Ian Lurie // Jun 23 2011
It’s no secret I’m a Google Analytics fan. But Google Analytics version 5, coming soon to a browser near you, addresses some major shortcomings. Here are ten features you’ll want to check out, the moment they’re available:
Important note: This is a separate beta and is rolling out on its own. So you may have access to Google Analytics v5, but not to multi-touch attribution. Go here if you want to sign up for the beta.
This is the big one. The brass ring. The Big Woo. You can now track how different channels, like organic search and pay-per-click marketing, contribute to each conversion on your site. Until now, you could use first- or last-click attribution.
If you don’t know what this means, and the implications for marketing, read my 2-part post about attribution.
A simple example: I can do a quick Venn diagram showing how much different marketing types contribute to each other:
Why it’s good. You can finally show how SEO, PPC and other marketing efforts contribute to sales, leads and other stuff. SEOs will love it because they can show how SEO, which is often a first- or second-click driver, contributes to sales previously attributed 100% to PPC, which is often a last-click driver. And PPC-ers will love it because they can recommend increased budgets if/when PPC is assisting other channels.
Why it’s bad. It might make your brain hurt. Could force managers to learn math.
In the previous version, Google Analytics had a single dashboard. Now, you can create lots of dashboards. For example, you might show different data to different parts of your team, or create a dashboard that focuses on a single channel:
Why it’s good. You can customize Google Analytics for different clients/stakeholders.
Why it’s bad. Choice is not always a good thing. By the time you’ve created your 99th dashboard, you may want to kill Google.
Everyone should be using this feature, all the time. You can quickly add an advanced filter to any report:
Why it’s good. Zooming in on specific issues, keywords and other datapoints has never been easier.
Why it’s bad. May cause folks to use advanced filters as a shortcut, when custom reports will be more efficient long-term.
Add one line of code to your site and you can track the average load time, page by page:
Why it’s good. I’m obsessed with site speed. I care about this stuff. Seeing it in a report is a good thing.
Why it’s bad. I’m not convinced of its accuracy yet. Time will tell.
We have a lot of clients, and that means a lot of sites. Clicking through 10 pages of domain names was… annoying. Now, I can just type in the domain and zap, there’s my site:
That’s just one example. The reports search box has a nice type-ahead function.
Why it’s good. Keeps me from going insane.
Why it’s bad. No downside I can think of, actually.
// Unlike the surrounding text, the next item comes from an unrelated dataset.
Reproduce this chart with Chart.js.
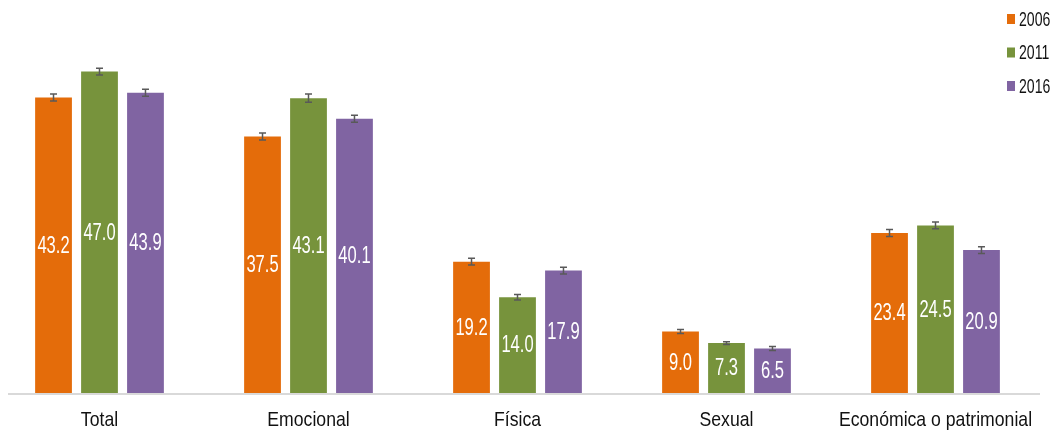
<!DOCTYPE html>
<html>
<head>
<meta charset="utf-8">
<script src="https://cdn.jsdelivr.net/npm/chart.js@4/dist/chart.umd.min.js"></script>
<style>
  html, body { margin: 0; padding: 0; background: #fff; overflow: hidden; }
  #wrap { position: absolute; left: -5px; top: 0; width: 1059px; height: 435px; }
</style>
</head>
<body>
<div id="wrap"><canvas id="chart"></canvas></div>
<script>
const categories = ["Total", "Emocional", "Física", "Sexual", "Económica o patrimonial"];
const years = ["2006", "2011", "2016"];
const values2006 = [43.2, 37.5, 19.2, 9.0, 23.4];
const values2011 = [47.0, 43.1, 14.0, 7.3, 24.5];
const values2016 = [43.9, 40.1, 17.9, 6.5, 20.9];
const errors2006 = [0.5, 0.5, 0.5, 0.3, 0.5];
const errors2011 = [0.5, 0.6, 0.4, 0.2, 0.5];
const errors2016 = [0.5, 0.5, 0.5, 0.3, 0.5];
const colors = ["#E46C0A", "#77933C", "#8064A2"];

const font = '"Liberation Sans", Arial, sans-serif';

// canvas text has no narrow font here, so squeeze it horizontally
function drawSquished(ctx, text, x, y, scaleX) {
    ctx.save();
    ctx.translate(x, y);
    ctx.scale(scaleX, 1);
    ctx.fillText(text, 0, 0);
    ctx.restore();
}

const extras = {
    id: "extras",
    afterDatasetsDraw(chart) {
        const ctx = chart.ctx;
        const yScale = chart.scales.y;
        const xScale = chart.scales.x;
        const area = chart.chartArea;

        // baseline
        ctx.save();
        ctx.strokeStyle = "#D9D9D9";
        ctx.lineWidth = 2;
        ctx.beginPath();
        ctx.moveTo(13, area.bottom + 1);
        ctx.lineTo(area.right, area.bottom + 1);
        ctx.stroke();
        ctx.restore();

        chart.data.datasets.forEach((ds, di) => {
            const meta = chart.getDatasetMeta(di);
            meta.data.forEach((bar, i) => {
                const v = ds.data[i];
                const e = ds.errors[i];
                const yTop = yScale.getPixelForValue(v + e);
                const yBot = yScale.getPixelForValue(v - e);
                ctx.save();
                ctx.strokeStyle = "#595959";
                ctx.lineWidth = 1.5;
                ctx.beginPath();
                ctx.moveTo(bar.x, yTop);
                ctx.lineTo(bar.x, yBot);
                ctx.moveTo(bar.x - 3.5, yTop);
                ctx.lineTo(bar.x + 3.5, yTop);
                ctx.moveTo(bar.x - 3.5, yBot);
                ctx.lineTo(bar.x + 3.5, yBot);
                ctx.stroke();

                // value label
                ctx.fillStyle = "#ffffff";
                ctx.font = "23px " + font;
                ctx.textAlign = "center";
                ctx.textBaseline = "middle";
                const mid = (bar.y + bar.base) / 2 + 1;
                drawSquished(ctx, v.toFixed(1), bar.x, mid, 0.72);
                ctx.restore();
            });
        });

        // category labels
        ctx.save();
        ctx.fillStyle = "#111111";
        ctx.font = "21px " + font;
        ctx.textAlign = "center";
        ctx.textBaseline = "alphabetic";
        chart.data.labels.forEach((lab, i) => {
            drawSquished(ctx, lab, xScale.getPixelForTick(i), area.bottom + 33, 0.84);
        });
        ctx.restore();

        // legend
        ctx.save();
        ctx.font = "21px " + font;
        ctx.textAlign = "left";
        ctx.textBaseline = "middle";
        chart.data.datasets.forEach((ds, di) => {
            const cy = 19 + di * 33.5;
            ctx.fillStyle = ds.backgroundColor;
            ctx.fillRect(chart.width - 47, cy - 5, 8, 10);
            ctx.fillStyle = "#111111";
            drawSquished(ctx, ds.label, chart.width - 35, cy + 1, 0.67);
        });
        ctx.restore();
    }
};

const series = [values2006, values2011, values2016];
const errs = [errors2006, errors2011, errors2016];

new Chart(document.getElementById("chart"), {
    type: "bar",
    data: {
        labels: categories,
        datasets: years.map((y, i) => ({
            label: y,
            data: series[i],
            errors: errs[i],
            backgroundColor: colors[i],
            categoryPercentage: 0.66,
            barPercentage: 0.8
        }))
    },
    options: {
        responsive: true,
        maintainAspectRatio: false,
        animation: false,
        layout: { padding: { top: 10, bottom: 42, left: 0, right: 14 } },
        plugins: { legend: { display: false }, tooltip: { enabled: false } },
        scales: {
            x: { display: false },
            y: { display: false, min: 0, max: 56 }
        }
    },
    plugins: [extras]
});
</script>
</body>
</html>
Much of the navigation in Google Analytics v5 actually makes sense, and no longer makes me feel like I’m navigating through a chimp-infested jungle.
For example, click the little settings button on any page and you get (gasp) access to all profile-level settings: Advanced segments, Annotations, etc.:
Why it’s good. Fewer clicks is always good.
Why it’s bad. It’s yet another change to Google Analytics’ navigation structure.
Strictly nerd stuff here, but I love the fact that I can now set up a goal based on a previously-defined event. For example, I can now set a goal that fires when someone watches an entire video.
Why it’s good. It just is, ok?
Why it’s bad. It’s really, really hard to explain the difference between goals, events and pageviews to most clients. The reason—the distinction doesn’t really make sense.
You can now apply filters to custom reports, then save that as a new custom report:
You can also place multiple tabs in a custom report (which may have been available in v4, but I never noticed). And you can create a so-called ‘flat table report’, which then lets you drill down on multiple dimensions, metrics, combinations of both, etc. Want to see which operating system + search engine combination drives the most traffic? Go for it:
Why it’s good. This report type gives you more database-style access to Google Analytics.
Why it’s bad. Will further bury people overwhelmed by the amount of data and number of options.
Before you barf on your monitor at the mention of a keyword cloud, read a little further: Google Analytics v5 lets you create a keyword cloud based on visits, of course, but you can also create one based on, say, bounce rate, or average time on site:
Why it’s good. Create fast, easy visualizations for the c-suite, for yourself, or just for fun.
Why it’s bad. Doesn’t let you use metrics like conversion rate (yet).
I do have some pet peeves:
Regardless, Google Analytics version 5 is a huge step up. Multi-channel attribution alone makes it a must-have tool.